[Disclosure: I own 15+ crypto tokens, operate my startup using crypto tokens, and am bullish on web3.]
Web3 is a masterclass in storytelling. From the narrative manipulation of valuations, to the greater fool theory in cash-flow agnostic crypto VC, to the flawed decentralisation narrative, crypto leaves much to be desired.
Discerning fundamentals from hype has never been more important. Yet never has it been harder. Fortunately, the traditional rules still remain. We must think about value creation, value capture, long-term equilibrium value, what price to buy and what price to sell.
The changing narrative arcs of crypto allow it to survive. But narratives obfuscate fundamentals.
Let’s trace these changing narratives as a masterclass in storytelling.
It is November 2020.
Speculators compare crypto to fiat and gold.
The argument goes like this:
But mid-2021, crypto crashes. A new narrative is needed.
It is November 2021.
Speculators compare crypto to the internet in 1998.

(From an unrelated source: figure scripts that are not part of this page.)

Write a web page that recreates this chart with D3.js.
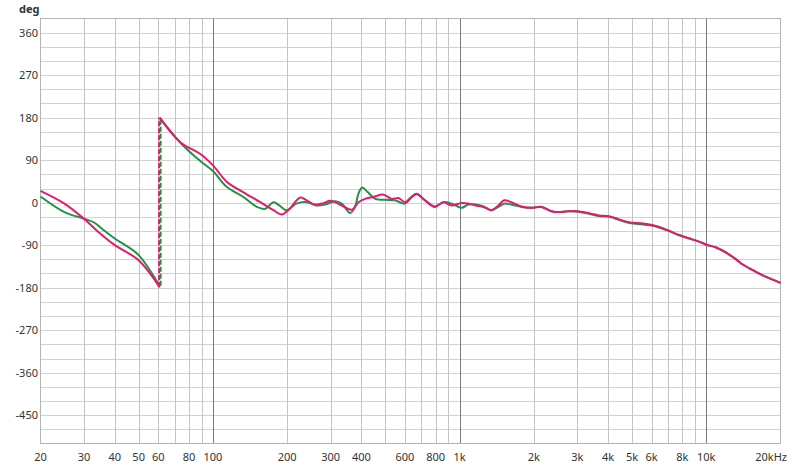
<!DOCTYPE html>
<html>
<head>
<meta charset="utf-8">
<script src="https://cdn.jsdelivr.net/npm/d3@7/dist/d3.min.js"></script>
<style>
  body { margin: 0; background: #fff; }
  svg text { font-family: "Noto Sans", "Open Sans", sans-serif; fill: #333; }
</style>
</head>
<body>
<div id="chart"></div>
<script>
// measured phase, magenta trace
var pinkFreq = [20, 25, 30, 35, 40, 50, 60.8, 60.8, 73.8, 88.9, 100, 114, 133, 155.6, 176, 190, 202, 226, 240, 259, 281, 300,
  333, 366, 389, 414, 447, 491, 531, 565, 601, 637, 670, 724, 794, 859, 929, 1010, 1084, 1162, 1250, 1348, 1436, 1517,
  1620, 1784, 1958, 2148, 2360, 2507, 2750, 3020, 3319, 3665, 4064, 4456, 4896, 5546, 6086, 6892, 7800, 8568, 9400,
  10000, 10970, 12046, 13214, 14060, 15450, 16950, 18600, 20000];
var pinkPhase = [25, -2, -34, -66, -90, -122, -179, 180, 128, 103, 79, 44, 22, 1, -16, -25, -16, 11, 5, -4, -1, 4,
  -6, -15, 1, 8, 12, 17, 8, 10, 1, 12, 19, 5, -9, 1, -6, -1, -2, -6, -9, -16, -6, 5,
  1, -8, -11, -9, -18, -20, -18, -18, -22, -27, -29, -36, -42, -44, -48, -57, -69, -76, -83,
  -89, -95, -106, -120, -131, -143, -154, -163, -170];

// measured phase, green trace
var greenFreq = [20, 25, 30, 33, 36, 40, 50, 60.8, 60.8, 73.8, 88.9, 100, 114, 133, 150.8, 163, 176, 186, 199, 218, 240, 263, 285,
  313, 333, 360, 377, 389, 403, 425, 455, 498, 546, 601, 637, 670, 724, 794, 859, 929, 1019, 1084, 1162, 1250, 1348, 1436, 1527,
  1620, 1784, 1958, 2148, 2360, 2507, 2750, 3020, 3319, 3665, 4064, 4456, 4896, 5546, 6086, 6892, 7800, 8568, 9400,
  10000, 10970, 12046, 13214, 14060, 15450, 16950, 18600, 20000];
var greenPhase = [13, -20, -34, -42, -58, -76, -111, -176, 180, 127, 88, 67, 33, 12, -9, -13, 1, -6, -16, -2, 1, -6, -4,
  3, -2, -22, -9, 19, 32, 22, 8, 6, 5, -2, 11, 18, 5, -8, 1, -2, -11, -4, -4, -8, -16, -9, -2,
  -4, -9, -11, -9, -18, -20, -18, -19, -23, -28, -30, -37, -43, -46, -49, -58, -69, -76, -83,
  -89, -95, -106, -120, -131, -143, -154, -163, -170];

// axes ticks
var freqGrid = [20, 30, 40, 50, 60, 70, 80, 90, 100, 200, 300, 400, 500, 600, 700, 800, 900,
  1000, 2000, 3000, 4000, 5000, 6000, 7000, 8000, 9000, 10000, 20000];
var decadeLines = [100, 1000, 10000];
var freqLabels = [20, 30, 40, 50, 60, 80, 100, 200, 300, 400, 600, 800, 1000, 2000, 3000, 4000, 5000, 6000, 8000, 10000, 20000];
var degTicks = [360, 270, 180, 90, 0, -90, -180, -270, -360, -450];

var width = 800, height = 468;

var svg = d3.select("#chart").append("svg")
  .attr("width", width)
  .attr("height", height);

svg.append("rect").attr("width", width).attr("height", height).attr("fill", "#fff");

var x = d3.scaleLog().domain([20, 20000]).range([40.5, 780.5]);
var y = d3.scaleLinear().domain([-510, 390]).range([443.5, 18.5]);

// horizontal grid, every 30 deg
svg.append("g").selectAll("line")
  .data(d3.range(-480, 390, 30))
  .enter().append("line")
  .attr("x1", x.range()[0]).attr("x2", x.range()[1])
  .attr("y1", function(d) { return Math.round(y(d)) + 0.5; })
  .attr("y2", function(d) { return Math.round(y(d)) + 0.5; })
  .attr("stroke", "#d2d2d2");

// vertical grid
svg.append("g").selectAll("line")
  .data(freqGrid.slice(1, -1))
  .enter().append("line")
  .attr("x1", function(d) { return Math.round(x(d)) + 0.5; })
  .attr("x2", function(d) { return Math.round(x(d)) + 0.5; })
  .attr("y1", y.range()[1]).attr("y2", y.range()[0])
  .attr("stroke", function(d) { return decadeLines.indexOf(d) > -1 ? "#7a7a7a" : "#c4c4c4"; });

// frame
svg.append("rect")
  .attr("x", x.range()[0]).attr("y", y.range()[1])
  .attr("width", x.range()[1] - x.range()[0])
  .attr("height", y.range()[0] - y.range()[1])
  .attr("fill", "none")
  .attr("stroke", "#b4b4b4");

// y labels
svg.append("g").selectAll("text")
  .data(degTicks)
  .enter().append("text")
  .attr("x", 38)
  .attr("y", function(d) { return y(d); })
  .attr("dy", "0.35em")
  .attr("text-anchor", "end")
  .attr("font-size", 11)
  .text(function(d) { return d; });

svg.append("text")
  .attr("x", 19).attr("y", 13)
  .attr("font-size", 11)
  .attr("font-weight", "bold")
  .text("deg");

// x labels
function fmt(f) {
  if (f == 20000) return "20kHz";
  return f >= 1000 ? (f / 1000) + "k" : f;
}
svg.append("g").selectAll("text")
  .data(freqLabels)
  .enter().append("text")
  .attr("x", function(d) { return d == 20000 ? 787 : x(d); })
  .attr("y", 461)
  .attr("text-anchor", function(d) { return d == 20000 ? "end" : "middle"; })
  .attr("font-size", 11)
  .text(fmt);

// splits a trace at phase wraps, draws solid parts and dashed jumps
var line = d3.line()
  .x(function(d) { return x(d[0]); })
  .y(function(d) { return y(d[1]); })
  .curve(d3.curveCatmullRom.alpha(0.5));

function drawTrace(freq, phase, color, shift) {
  var segs = [[]], jumps = [];
  freq.forEach(function(f, i) {
    if (i > 0 && Math.abs(phase[i] - phase[i - 1]) > 180) {
      jumps.push([f, phase[i - 1], phase[i]]);
      segs.push([]);
    }
    segs[segs.length - 1].push([f, phase[i]]);
  });

  svg.append("g").selectAll("path")
    .data(segs)
    .enter().append("path")
    .attr("d", line)
    .attr("fill", "none")
    .attr("stroke", color)
    .attr("stroke-width", 2)
    .attr("stroke-linejoin", "round");

  svg.append("g").selectAll("line")
    .data(jumps)
    .enter().append("line")
    .attr("x1", function(d) { return x(d[0]) + shift; })
    .attr("x2", function(d) { return x(d[0]) + shift; })
    .attr("y1", function(d) { return y(d[1]); })
    .attr("y2", function(d) { return y(d[2]); })
    .attr("stroke", color)
    .attr("stroke-width", 2)
    .attr("stroke-dasharray", "5,2");
}

drawTrace(greenFreq, greenPhase, "#1e9445", 1);
drawTrace(pinkFreq, pinkPhase, "#e5196e", -0.5);
</script>
</body>
</html>
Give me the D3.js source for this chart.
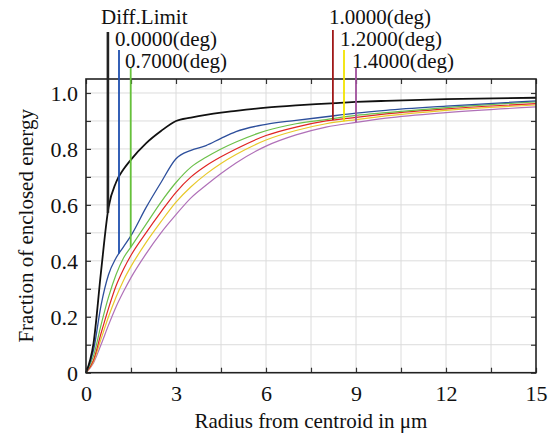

Crypto user growth = internet user growth.
Crypto's lack of functionality = impotence of early computers.
The narrative is crypto 2021 = internet 1998.
This cycle of narrative, counter-narrative, new narrative has played out time and time again. For example, the 2017 narrative was for Bitcoin to replace central banks. The 2013 narrative was of a black-market currency.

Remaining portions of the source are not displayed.